A prova de que um livro infantil nesta vertente tem muito a dizer também faz coerente a prática de um autor que encarou o desafio de contar algo dos acontecimentos recentes da atual história é a capacidade de, numa simbiose que funciona, tratar de questões bem humanas no que seria o inferno na terra, um campo de refugiados. Há também no livro um senso de tragédia iminente, e que o leitor mirim apenas toma conhecimento durante a leitura mas que ecoa ainda mais  para quem sabe que situações terríveis e individuais podem ganhar foros mundiais (o episódio do garotinho encontrado numa praia, afogado, é um ponto que é refletido nas linhas finais da história).

Para mais uma fruição dessa nova investida do Tadeu na literatura infantil, temos o artesanato lúdico das imagens (o título não é por acaso um bom exemplo), as comparações inusitadas “e sentiu arrepios no coração (..) como se tivesse febre ou uma aranha peluda e costureira o tivesse envolvido em uma teia de gelo” “E como o sol pode ficar no céu e dentro dos olhos da gente ao mesmo tempo?” “Nabir tem cabelos negros e ondulados, desses que serviriam para dar laços em caixinhas de música com a tampa quebrada”.
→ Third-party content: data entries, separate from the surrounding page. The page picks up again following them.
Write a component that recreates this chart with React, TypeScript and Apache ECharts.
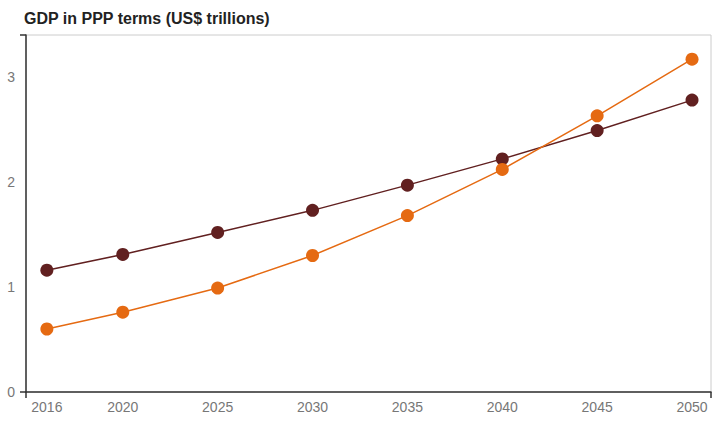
import React, { useEffect, useRef } from "react";
import * as echarts from "echarts";

const years = [2016, 2020, 2025, 2030, 2035, 2040, 2045, 2050];
const seriesA = [1.16, 1.31, 1.52, 1.73, 1.97, 2.22, 2.49, 2.78];
const seriesB = [0.6, 0.76, 0.99, 1.3, 1.68, 2.12, 2.63, 3.17];
const yLabels = [0, 1, 2, 3];
const titleText = "GDP in PPP terms (US$ trillions)";

const FONT = "'Liberation Sans', Arial, Helvetica, sans-serif";
const X_MIN = 2014.9;
const X_MAX = 2051;
const Y_MAX = 3.4;

export default function App() {
  const ref = useRef<HTMLDivElement>(null);
  useEffect(() => {
    const chart = echarts.init(ref.current!, null, { renderer: "svg" });
    chart.setOption({
      animation: false,
      backgroundColor: "#fff",
      title: {
        text: titleText,
        left: 19,
        top: 5,
        textStyle: { fontFamily: FONT, fontSize: 16, fontWeight: "bold", color: "#222" },
      },
      grid: {
        left: 26,
        right: 15,
        top: 35,
        bottom: 40,
        show: true,
        borderColor: "#ccc",
        borderWidth: 1,
      },
      xAxis: {
        type: "value",
        min: X_MIN,
        max: X_MAX,
        axisLine: { show: true, onZero: false, lineStyle: { color: "#333", width: 1.5 } },
        splitLine: { show: false },
        axisTick: {
          show: true,
          customValues: [X_MIN, X_MAX],
          length: 6,
          lineStyle: { color: "#333", width: 1.5 },
        },
        axisLabel: {
          customValues: years,
          formatter: (v: number) => String(Math.round(v)),
          color: "#777",
          fontSize: 14,
          fontFamily: FONT,
          margin: 8,
        },
      },
      yAxis: {
        type: "value",
        min: 0,
        max: Y_MAX,
        axisLine: { show: true, onZero: false, lineStyle: { color: "#333", width: 1.5 } },
        splitLine: { show: false },
        axisTick: {
          show: true,
          customValues: [0, Y_MAX],
          length: 6,
          lineStyle: { color: "#333", width: 1.5 },
        },
        axisLabel: {
          customValues: yLabels,
          formatter: (v: number) => String(v),
          color: "#777",
          fontSize: 14,
          fontFamily: FONT,
          margin: 11,
        },
      },
      series: [
        {
          name: "Country A",
          type: "line",
          data: years.map((y, i) => [y, seriesA[i]]),
          symbol: "circle",
          symbolSize: 13,
          color: "#612020",
          lineStyle: { color: "#612020", width: 1.5 },
          itemStyle: { color: "#612020" },
        },
        {
          name: "Country B",
          type: "line",
          data: years.map((y, i) => [y, seriesB[i]]),
          symbol: "circle",
          symbolSize: 13,
          color: "#e56a12",
          lineStyle: { color: "#e56a12", width: 1.5 },
          itemStyle: { color: "#e56a12" },
        },
      ],
    });
    return () => chart.dispose();
  }, []);
  return (
    <div
      ref={ref}
      style={{ position: "absolute", left: 0, top: 0, width: 726, height: 432 }}
    />
  );
}
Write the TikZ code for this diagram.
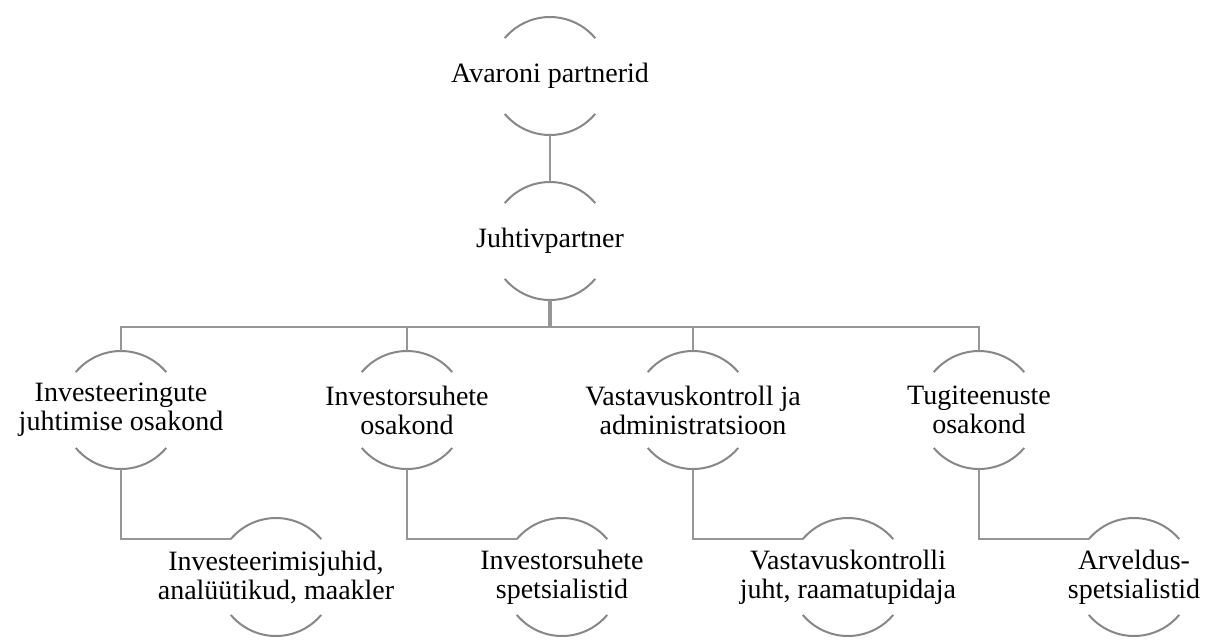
\documentclass[tikz,border=0pt]{standalone}
\usepackage{fontspec}
\setmainfont{Liberation Serif}
\usepackage{tikz}
\definecolor{arcgray}{RGB}{135,135,135}
\definecolor{linkgray}{RGB}{150,150,150}
\tikzstyle{unit}=[circle, minimum size=59pt, inner sep=0pt, outer sep=0pt]
\tikzstyle{txt}=[align=center, inner sep=0pt, font=\fontsize{14}{14.5}\selectfont]
\tikzstyle{rim}=[draw=arcgray, line width=1pt]
\tikzstyle{link}=[draw=linkgray, line width=0.9pt]

\begin{document}
\begin{tikzpicture}
  \useasboundingbox (0,0) rectangle (604.5pt,-319.5pt);

  \node(top)[unit, label={[txt]center:Avaroni partnerid}] at (275pt,-38pt) {};

  \path(top)+(0,-82.5pt) node(lead)[unit, label={[txt]center:Juhtivpartner}]{};

  % osakonnad
  \path(lead)+(-214.5pt,-84.5pt) node(inv)[unit,
    label={[txt]center:{Investeeringute\\juhtimise osakond}}]{};
  \path(inv)+(143pt,0) node(ir)[unit,
    label={[txt]center:{Investorsuhete\\osakond}}]{};
  \path(ir)+(143pt,0) node(comp)[unit,
    label={[txt]center:{Vastavuskontroll ja\\administratsioon}}]{};
  \path(comp)+(143pt,0) node(sup)[unit,
    label={[txt]center:{Tugiteenuste\\osakond}}]{};

  % töötajad
  \path(inv)+(77.5pt,-83.5pt) node(invs)[unit,
    label={[txt]center:{Investeerimisjuhid,\\analüütikud, maakler}}]{};
  \path(ir)+(77.5pt,-83.5pt) node(irs)[unit,
    label={[txt]center:{Investorsuhete\\spetsialistid}}]{};
  \path(comp)+(77.5pt,-83.5pt) node(comps)[unit,
    label={[txt]center:{Vastavuskontrolli\\juht, raamatupidaja}}]{};
  \path(sup)+(77.5pt,-83.5pt) node(sups)[unit,
    label={[txt]center:{Arveldus-\\spetsialistid}}]{};

  \foreach \n in {top,lead,inv,ir,comp,sup,invs,irs,comps,sups}{
    \draw[rim] (\n.140) arc (140:40:29.5pt);
    \draw[rim] (\n.220) arc (220:320:29.5pt);
  }

  \draw[link] (top.south) -- (lead.north);

  \path(lead.south)+(0,-13.5pt) coordinate(bus);
  \draw[link, line width=2pt] (lead.south) -- (bus);
  \draw[link] (inv.north) -- (inv.north |- bus) -- (sup.north |- bus) -- (sup.north);
  \draw[link] (ir.north) -- (ir.north |- bus);
  \draw[link] (comp.north) -- (comp.north |- bus);

  \draw[link] (inv.south) |- (invs.140);
  \draw[link] (ir.south) |- (irs.140);
  \draw[link] (comp.south) |- (comps.140);
  \draw[link] (sup.south) |- (sups.140);
\end{tikzpicture}
\end{document}
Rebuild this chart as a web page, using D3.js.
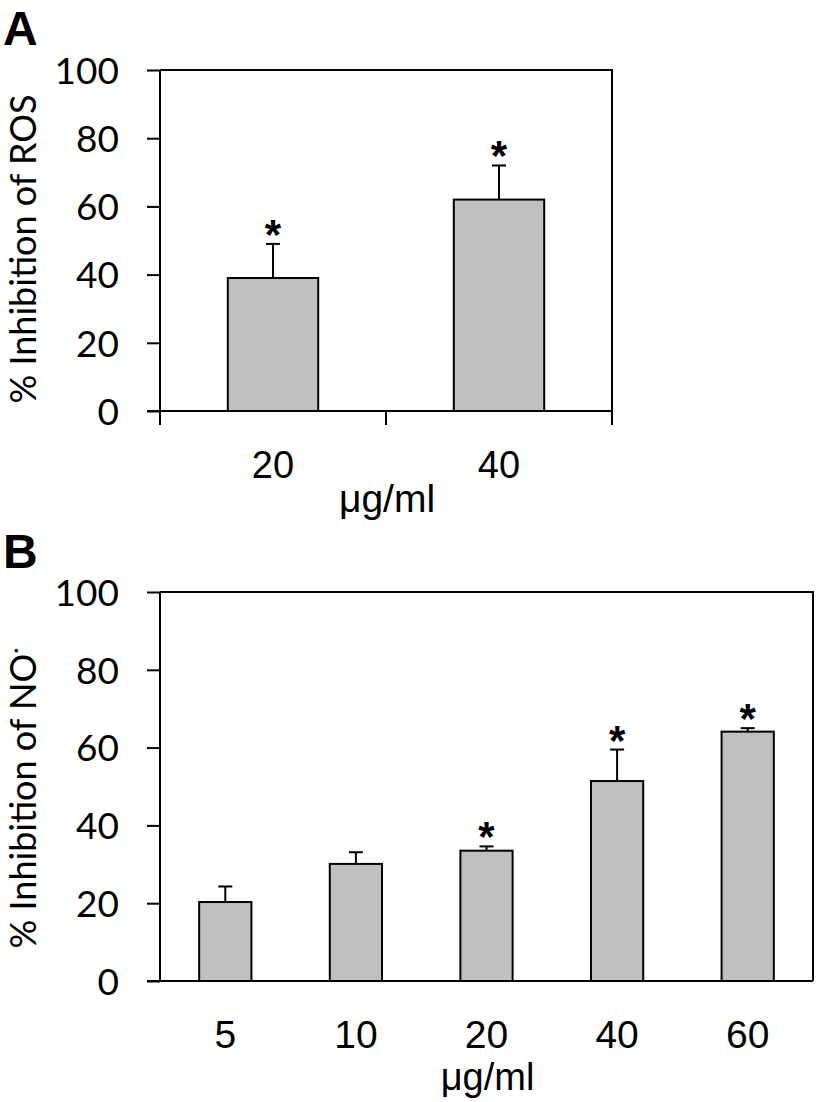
<!DOCTYPE html>
<html>
<head>
<meta charset="utf-8">
<script src="https://cdn.jsdelivr.net/npm/d3@7"></script>
<style>
  html, body { margin: 0; padding: 0; background: #fff; }
  svg { display: block; }
</style>
</head>
<body>
<svg id="chart" width="819" height="1102"></svg>
<script>
// ---- Data ----
const rosCategories = ["20", "40"];
const rosValues = [39, 62];
const rosErrors = [10, 10];
const rosSignificant = [true, true];

const noCategories = ["5", "10", "20", "40", "60"];
const noValues = [20.3, 30.1, 33.5, 51.4, 64.1];
const noErrors = [4.0, 3.0, 1.1, 8.1, 0.9];
const noSignificant = [false, false, true, true, true];

const yTicks = [0, 20, 40, 60, 80, 100];
const xTitle = "\u03BCg/ml";

// ---- Drawing ----
const svg = d3.select("#chart");
const BAR_FILL = "#c0c0c0";

function panel(opts) {
  const { left, right, top, bottom, cats, vals, errs, sig, letter, letterY,
          yTitle, yTitleDot, yTitleCenter, xTickFont, xTickSize, xTickBaseline,
          xTitleBaseline, xTitleSize, bottomTicks } = opts;

  const x = d3.scaleBand().domain(cats).range([left, right])
    .paddingInner(0.6).paddingOuter(0.3);
  const y = d3.scaleLinear().domain([0, 100]).range([bottom, top]);

  const g = svg.append("g");

  // frame (top & right)
  g.append("path")
    .attr("d", `M${left},${top}H${right}V${bottom}`)
    .attr("fill", "none").attr("stroke", "#000").attr("stroke-width", 2);

  // y axis
  const yAxis = d3.axisLeft(y).tickValues(yTicks).tickSize(13).tickPadding(28)
    .tickFormat(d3.format("d"));
  const ya = g.append("g").attr("transform", `translate(${left},0)`).call(yAxis);
  ya.select(".domain").attr("stroke-width", 2).attr("d", `M0,${bottom}V${top}`);
  ya.selectAll(".tick line").attr("stroke-width", 2);
  ya.selectAll(".tick text")
    .attr("font-family", "Lato, 'Open Sans', sans-serif")
    .attr("font-size", 37).attr("fill", "#000").attr("dy", "0.36em");

  // x axis line
  g.append("line").attr("x1", left - 13).attr("x2", right)
    .attr("y1", bottom).attr("y2", bottom)
    .attr("stroke", "#000").attr("stroke-width", 2);

  if (bottomTicks) {
    const bounds = d3.range(cats.length + 1).map(i => left + i * x.step());
    g.selectAll(".btick").data(bounds).enter().append("line")
      .attr("x1", d => d).attr("x2", d => d)
      .attr("y1", bottom).attr("y2", bottom + 14)
      .attr("stroke", "#000").attr("stroke-width", 2);
  }

  // x tick labels
  g.selectAll(".xlab").data(cats).enter().append("text")
    .attr("x", d => x(d) + x.bandwidth() / 2)
    .attr("y", xTickBaseline)
    .attr("text-anchor", "middle")
    .attr("font-family", xTickFont)
    .attr("font-size", xTickSize)
    .attr("fill", "#000")
    .text(d => d);

  // x title
  g.append("text")
    .attr("x", (left + right) / 2 + 1)
    .attr("y", xTitleBaseline)
    .attr("text-anchor", "middle")
    .attr("font-family", "'Liberation Sans', Arial, sans-serif")
    .attr("font-size", xTitleSize)
    .attr("fill", "#000")
    .text(xTitle);

  const data = cats.map((c, i) => ({ c, v: vals[i], e: errs[i], s: sig[i] }));

  // error bars
  const eg = g.selectAll(".err").data(data).enter().append("g");
  eg.append("line")
    .attr("x1", d => x(d.c) + x.bandwidth() / 2)
    .attr("x2", d => x(d.c) + x.bandwidth() / 2)
    .attr("y1", d => y(d.v)).attr("y2", d => y(d.v + d.e))
    .attr("stroke", "#000").attr("stroke-width", 2);
  eg.append("line")
    .attr("x1", d => x(d.c) + x.bandwidth() / 2 - 7)
    .attr("x2", d => x(d.c) + x.bandwidth() / 2 + 7)
    .attr("y1", d => y(d.v + d.e)).attr("y2", d => y(d.v + d.e))
    .attr("stroke", "#000").attr("stroke-width", 2);

  // bars
  g.selectAll(".bar").data(data).enter().append("rect")
    .attr("x", d => x(d.c))
    .attr("y", d => y(d.v))
    .attr("width", x.bandwidth())
    .attr("height", d => y(0) - y(d.v))
    .attr("fill", BAR_FILL)
    .attr("stroke", "#000").attr("stroke-width", 2);

  // significance stars
  g.selectAll(".star").data(data.filter(d => d.s)).enter().append("text")
    .attr("x", d => x(d.c) + x.bandwidth() / 2)
    .attr("y", d => y(d.v + d.e) + 5)
    .attr("text-anchor", "middle")
    .attr("font-family", "'Liberation Sans', Arial, sans-serif")
    .attr("font-weight", "bold")
    .attr("font-size", 42)
    .attr("fill", "#000")
    .text("*");

  // y title
  const yt = g.append("text")
    .attr("transform", `translate(36,${yTitleCenter}) rotate(-90)`)
    .attr("text-anchor", "middle")
    .attr("font-family", "Lato, 'Open Sans', sans-serif")
    .attr("font-size", 36)
    .attr("fill", "#000");
  yt.append("tspan").text(yTitle);
  if (yTitleDot) {
    yt.append("tspan").attr("dy", "-0.55em").attr("font-size", 24).text("\u00B7");
  }

  // panel letter
  svg.append("text")
    .attr("x", 3).attr("y", letterY)
    .attr("font-family", "'Liberation Sans', Arial, sans-serif")
    .attr("font-weight", "bold")
    .attr("font-size", 48)
    .attr("fill", "#000")
    .text(letter);
}

panel({
  left: 160, right: 612, top: 70, bottom: 411,
  cats: rosCategories, vals: rosValues, errs: rosErrors, sig: rosSignificant,
  letter: "A", letterY: 45,
  yTitle: "% Inhibition of ROS", yTitleDot: false, yTitleCenter: 249,
  xTickFont: "'Liberation Sans', Arial, sans-serif", xTickSize: 38, xTickBaseline: 478,
  xTitleBaseline: 512, xTitleSize: 39, bottomTicks: true
});

panel({
  left: 160, right: 813, top: 592, bottom: 981,
  cats: noCategories, vals: noValues, errs: noErrors, sig: noSignificant,
  letter: "B", letterY: 568,
  yTitle: "% Inhibition of NO", yTitleDot: true, yTitleCenter: 798,
  xTickFont: "'Liberation Sans', Arial, sans-serif", xTickSize: 39, xTickBaseline: 1048,
  xTitleBaseline: 1090, xTitleSize: 38, bottomTicks: false
});
</script>
</body>
</html>
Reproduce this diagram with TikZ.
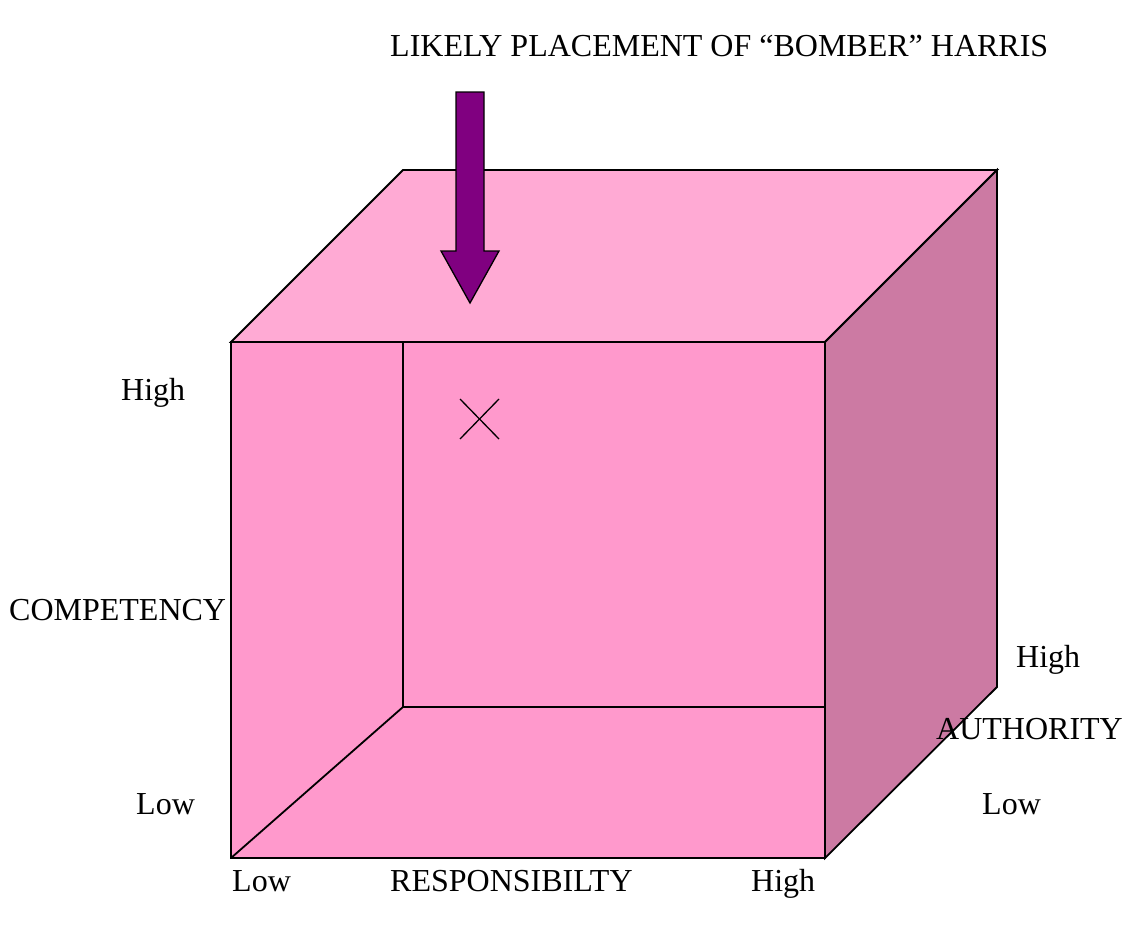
\documentclass[tikz,border=0pt]{standalone}
\usepackage{fontspec}
\setmainfont{Liberation Serif}
\definecolor{topface}{HTML}{FFAAD4}
\definecolor{frontface}{HTML}{FF99CC}
\definecolor{sideface}{HTML}{CC7AA3}
\definecolor{arrowpurple}{HTML}{800080}
\begin{document}
\begin{tikzpicture}[x=1pt,y=-1pt,
  lbl/.style={font=\fontsize{32}{37}\selectfont, inner sep=0pt, anchor=base west},
  edge/.style={draw=black, line width=1.8pt, line join=miter},
  thin edge/.style={draw=black, line width=1.3pt}]
\useasboundingbox (0,0) rectangle (1130,926);
% cube corners
\coordinate (FTL) at (231,342);
\coordinate (FTR) at (825,342);
\coordinate (FBL) at (231,858);
\coordinate (FBR) at (825,858);
\coordinate (BTL) at (403,170);
\coordinate (BTR) at (997,170);
\coordinate (BBR) at (997,687);
\coordinate (ITop) at (403,342);
\coordinate (ICorner) at (403,707);
\coordinate (IRight) at (825,707);
% faces
\filldraw[fill=topface, edge] (FTL) -- (BTL) -- (BTR) -- (FTR) -- cycle;
\filldraw[fill=sideface, edge] (FTR) -- (BTR) -- (BBR) -- (FBR) -- cycle;
\filldraw[fill=frontface, edge] (FTL) rectangle (FBR);
% inner lines
\draw[edge] (ITop) -- (ICorner) -- (IRight);
\draw[edge] (FBL) -- (ICorner);
% arrow
\filldraw[fill=arrowpurple, thin edge, line join=miter]
  (456,92) -- (484,92) -- (484,251) -- (499,251) -- (470,303) -- (441,251) -- (456,251) -- cycle;
% cross
\coordinate (X1) at (460,399);
\coordinate (X2) at (499,439);
\coordinate (X3) at (460,439);
\coordinate (X4) at (499,399);
\draw[thin edge] (X1) -- (X2);
\draw[thin edge] (X3) -- (X4);
% labels
\node[lbl] (title) at (390,56) {LIKELY PLACEMENT OF “BOMBER” HARRIS};
\node[lbl] (comphigh) at (121,400) {High};
\node[lbl] (comp) at (9,620) {COMPETENCY};
\node[lbl] (complow) at (136,814) {Low};
\node[lbl] (resplow) at (232,891) {Low};
\node[lbl] (resp) at (390,891) {RESPONSIBILTY};
\node[lbl] (resphigh) at (751,891) {High};
\node[lbl] (authhigh) at (1016,667) {High};
\node[lbl] (auth) at (936,739) {AUTHORITY};
\node[lbl] (authlow) at (982,814) {Low};
\end{tikzpicture}
\end{document}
O cometa é um sol que não deu certo tem o raro equilíbrio de ser uma história bem contada com personagens que trazem no bojo uma cultura a ser descoberta, e dentro dela, os valores que se definem como universais: o desejo de liberdade, o valor da amizade, a busca por conhecimento e a resistência vinda de berço ante as forças opressoras da história. Vale muito a leitura.